Ya estuve hablando con mi ISP, pero no me pueden dar dicho servicio  :Sad: , asi que, alguien cree que exista alguna opcion ?....

Creen que si establesco en la configuracion de mi DOMINIO.COM, los NAMESERVER apuntando hacia mi IP Fija (para hacerla de DNS) y cuando pregunte por mi la Resolucion Inversa, le contesto con el banner de DOMINIO.COM funcionaria ?

Ya estoy muy estresado, disculpen mis incoherencias, espero su ayuda !

Saludos !

----------

## opotonil

Siento ser agorero pero no, la responsabilidad de configurar el registro PTR o rDNS es de tu ISP que para eso le estas pagando por una IP fija, a no ser que te lo delege cosa, imagino, aun mas complicada que conseguir que te lo configure. En este ultimo caso si podrias hacer lo que propones.

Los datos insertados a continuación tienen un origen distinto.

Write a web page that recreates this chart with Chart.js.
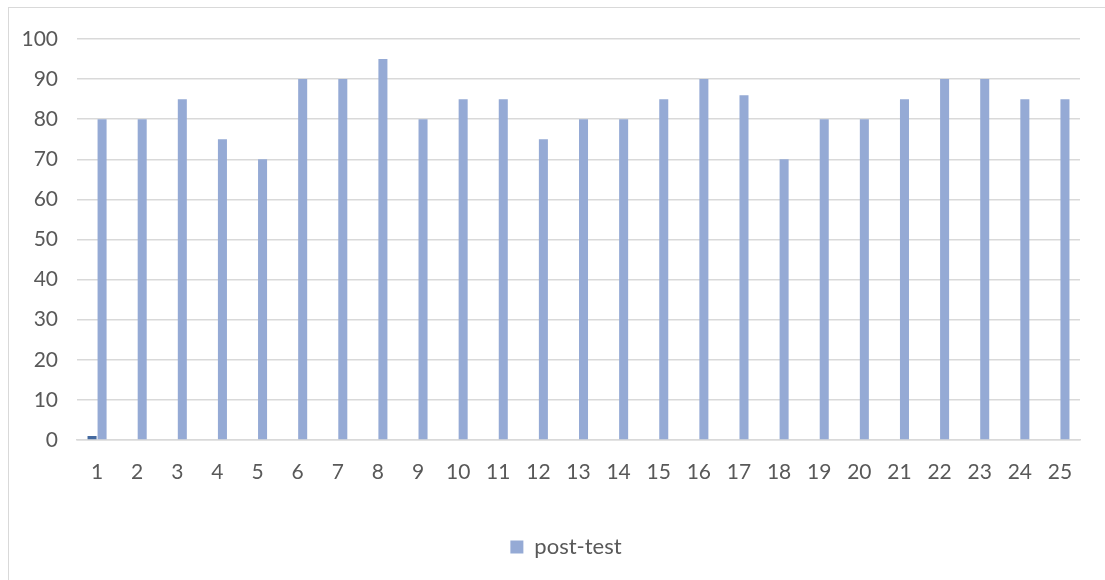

Creo que todos conocemos a los ISP es como pegarse con una pared...

Salu2.

----------

## Diabliyo

 *opotonil wrote:*   

> Siento ser agorero pero no, la responsabilidad de configurar el registro PTR o rDNS es de tu ISP que para eso le estas pagando por una IP fija, a no ser que te lo delege cosa, imagino, aun mas complicada que conseguir que te lo configure. En este ultimo caso si podrias hacer lo que propones.
> 
> Creo que todos conocemos a los ISP es como pegarse con una pared...
> 
> Salu2.

 

Agradesco tu contestacion, entonces tendre que seguir tratando  :Sad: ...

Por otro lado, ustedes que opinan sea mejor ?:

 contratar un Servidor dedicado.

 contratar un Servidor dedicado virtual.

 seguir intentando con mi ISP para usar mi propio pc.

Tambien agradesco recomendaciones de empresas que ofrescan el servicio.

Saludos

----------